To Succeed in the Future of Work, we Must Learn to Love What we Fear

In Mary Shelley’s Frankenstein, the titular doctor’s creation is a superhuman entity, capable of feats well beyond any natural creature. Though it has so much potential, when the doctor looks upon the creature, he sees only ugliness and brutality. And so, rather than teaching it how to function in society, he reacts in fears, and abandons it.

From this, a monster is born. A monster that wreaks unwitting terror, killing its creator before it too is destroyed.

200 years later, we find ourselves amidst a modern Frankenstein tale. A tale of a digital homunculus that absorbs the best of human intellect and innovation, and takes it beyond our mortal limits. A tale of artificial intelligence, and automation.

Already, the fear is spreading. From the truck driver of 30 years fearing they’ll soon be out of a job, to Stephen Hawking himself, who declared that AI will be “either the best, or the worst thing to happen to humanity”, the majority of us have reacted to the age of artificial intelligence with worried uncertainty.

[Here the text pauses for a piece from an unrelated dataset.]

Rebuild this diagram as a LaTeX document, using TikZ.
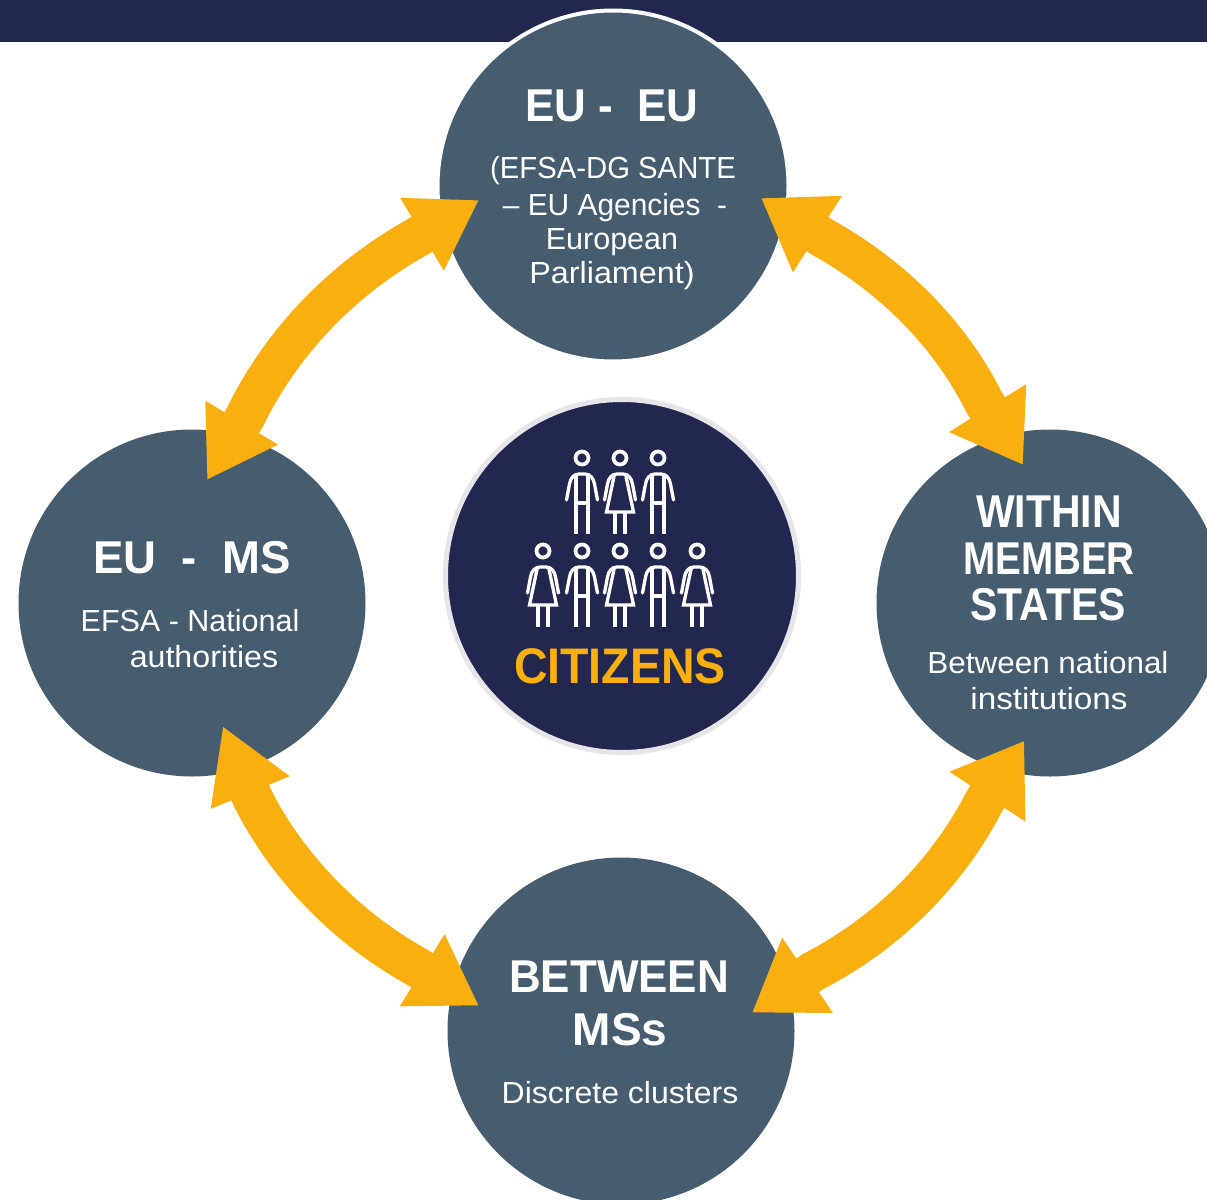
\documentclass[tikz,border=0pt]{standalone}
\usepackage{fontspec}
\setmainfont{Liberation Sans}
\usetikzlibrary{arrows.meta}
\definecolor{navy}{HTML}{21274F}
\definecolor{slate}{HTML}{465D70}
\definecolor{amber}{HTML}{FAAF10}
\definecolor{ringgrey}{HTML}{E6E6EA}
\tikzset{
  hub/.style={circle,fill=slate,minimum size=347pt,inner sep=0pt},
  title/.style={anchor=base,inner sep=0pt,text=white,font=\fontsize{46}{46}\selectfont\bfseries\addfontfeature{FakeStretch=#1}},
  title/.default=1,
  subtext/.style={anchor=base,inner sep=0pt,text=white,font=\fontsize{30.5}{30.5}\selectfont\addfontfeature{FakeStretch=#1}},
  subtext/.default=1,
  flow/.style n args={3}{draw=amber,line width=40.5pt,
    {Triangle[width=#1pt,length=#2pt,fill=amber]}-{Triangle[width=#1pt,length=#3pt,fill=amber]}},
  figline/.style={draw=white,line width=3.3pt,line cap=round,line join=round},
  personm/.pic={
    \draw[figline,line width=3.8pt] (0,0) circle (6.5);
    \draw[figline] (-15.5,42) -- (-12.5,26) .. controls (-11.5,20) and (-8,16) .. (-3,16) -- (3,16)
      .. controls (8,16) and (11.5,20) .. (12.5,26) -- (15.5,42);
    \draw[figline,line cap=butt] (-6,16) -- (-6,76) (6,16) -- (6,76) (-6,45) -- (6,45);
  },
  personf/.pic={
    \draw[figline,line width=3.8pt] (0,0) circle (6.5);
    \draw[figline] (-15.5,42) -- (-12.5,26) .. controls (-11.5,20) and (-8,16) .. (-3,16) -- (3,16)
      .. controls (8,16) and (11.5,20) .. (12.5,26) -- (15.5,42);
    \draw[figline,line cap=butt,line join=miter] (-5.5,16) -- (-13.5,54) -- (13.5,54) -- (5.5,16);
    \draw[figline,line cap=butt] (-5,54) -- (-5,76) (5,54) -- (5,76);
  }
}
\begin{document}
\begin{tikzpicture}[x=1pt,y=-1pt]
\useasboundingbox (0,0) rectangle (1207,1199);
\fill[navy] (0,0) rectangle (1207,42);

\node[hub,draw=white,line width=4pt,minimum size=351pt] (top) at (613,186) {};
\node[hub] (left) at (192,603) {};
\node[hub] (right) at (1050,603) {};
\node[hub] (bottom) at (621,1031) {};
\node[circle,fill=navy,draw=ringgrey,line width=5pt,minimum size=353pt,inner sep=0pt] (centre) at (622,576) {};

% connectors
\coordinate (tl) at (479,200);      \coordinate (lt) at (207,480);
\coordinate (tr) at (761,198);      \coordinate (rt) at (1023,465);
\coordinate (rb) at (1024.3,740.7); \coordinate (br) at (752,1012.7);
\coordinate (lb) at (222.7,726);    \coordinate (bl) at (479,1005.7);
\draw[flow={80}{66.5}{67}] (tl) -- (416.4,237.6) .. controls (342.7,279) and (282.2,341) .. (245.1,416.9) -- (lt);
\draw[flow={86}{67}{67}] (tr) -- (823,237.7) .. controls (891.5,276.1) and (949.1,332.3) .. (984.5,403) -- (rt);
\draw[flow={86}{67}{67}] (rb) -- (984,802) .. controls (946.1,875.5) and (885.6,933.9) .. (813,971.6) -- (br);
\draw[flow={80}{72}{67}] (lb) -- (252.5,798) .. controls (287.8,868.1) and (347.8,928.7) .. (416.6,966.8) -- (bl);

% people
\foreach \n/\x/\k in {a/582/personm,b/620/personf,c/658/personm}
  \pic (p\n) at (\x,458) {\k};
\foreach \n/\x/\k in {d/543/personf,e/582/personm,f/620/personf,g/658/personm,h/697/personf}
  \pic (p\n) at (\x,551) {\k};

% texts
\node[title=.955] (t1) at (612,121) {EU -\ \ EU};
\node[subtext=.96] (t1a) at (613,178) {(EFSA-DG SANTE};
\node[subtext=.98] (t1b) at (615,215) {– EU Agencies\ \ -};
\node[subtext] (t1c) at (612,249) {European};
\node[subtext=1.06] (t1d) at (612,283) {Parliament)};

\node[title=.99] (t2) at (192,573) {EU\ \ -\ \ MS};
\node[subtext] (t2a) at (190,631) {EFSA - National};
\node[subtext=1.055] (t2b) at (204,667) {authorities};

\node[title=.89] (t3a) at (1049,527) {WITHIN};
\node[title=.84] (t3b) at (1049,574) {MEMBER};
\node[title=.89] (t3c) at (1048,620) {STATES};
\node[subtext=1.03] (t3d) at (1048,673) {Between national};
\node[subtext=1.09] (t3e) at (1049,709) {institutions};

\node[title=.956] (t4a) at (619,992) {BETWEEN};
\node[title] (t4b) at (620,1045) {MSs};
\node[subtext=1.05] (t4c) at (620,1103) {Discrete clusters};

\node[anchor=base,inner sep=0pt,text=amber,font=\fontsize{50}{50}\selectfont\bfseries\addfontfeature{FakeStretch=.93}] (cit) at (620,683) {CITIZENS};
\end{tikzpicture}
\end{document}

The groundbreaking science fiction writer Isaac Asimov aptly dubbed this uncertainty Frankenstein Complex. He used this term to explain his theory that humans instinctively resist the idea of “mechanical men”. Not because we fear our death at their hands (the three rules of robotics he pioneered in I, Robot will see that this does not happen), but because we’re scared that they will make us irrelevant.

In their 2010-2014 report, the World Values Survey found that 81.6% of Australians and 79.9% of Americans considered work one of the most important elements in their life. Those who found meaningful work and continued in it post-retirement age were 10% less likely to die for each year of delay than those who did retire.

Work motivates us. It makes us happier and healthier. But what happens when jobs thought stable for decades, even centuries, are made irrelevant overnight?

They will be replaced by new jobs, futurists assure us. Jobs that, even a few years ago, had never been thought about. Their claims are grounded in history: the fieldworker replaced by harvesting machines only to apply their proficiency in physical labour elsewhere, or the telephone operators whose administrative skills resulted into expanded responsibilities in the wake of computer systems.

This might be of slight comfort, but here’s the thing – if we’re not preparing for the future of work now, it doesn’t matter what kind of jobs are made available in the future. Rather than fear Frankenstein, we must learn to love the beast, and find the best way to carry on in harmony alongside it.

We must not remain passive. It is time to start confronting our concerns; to define our futures like all humans must in times of change, lest our concerns come to define us.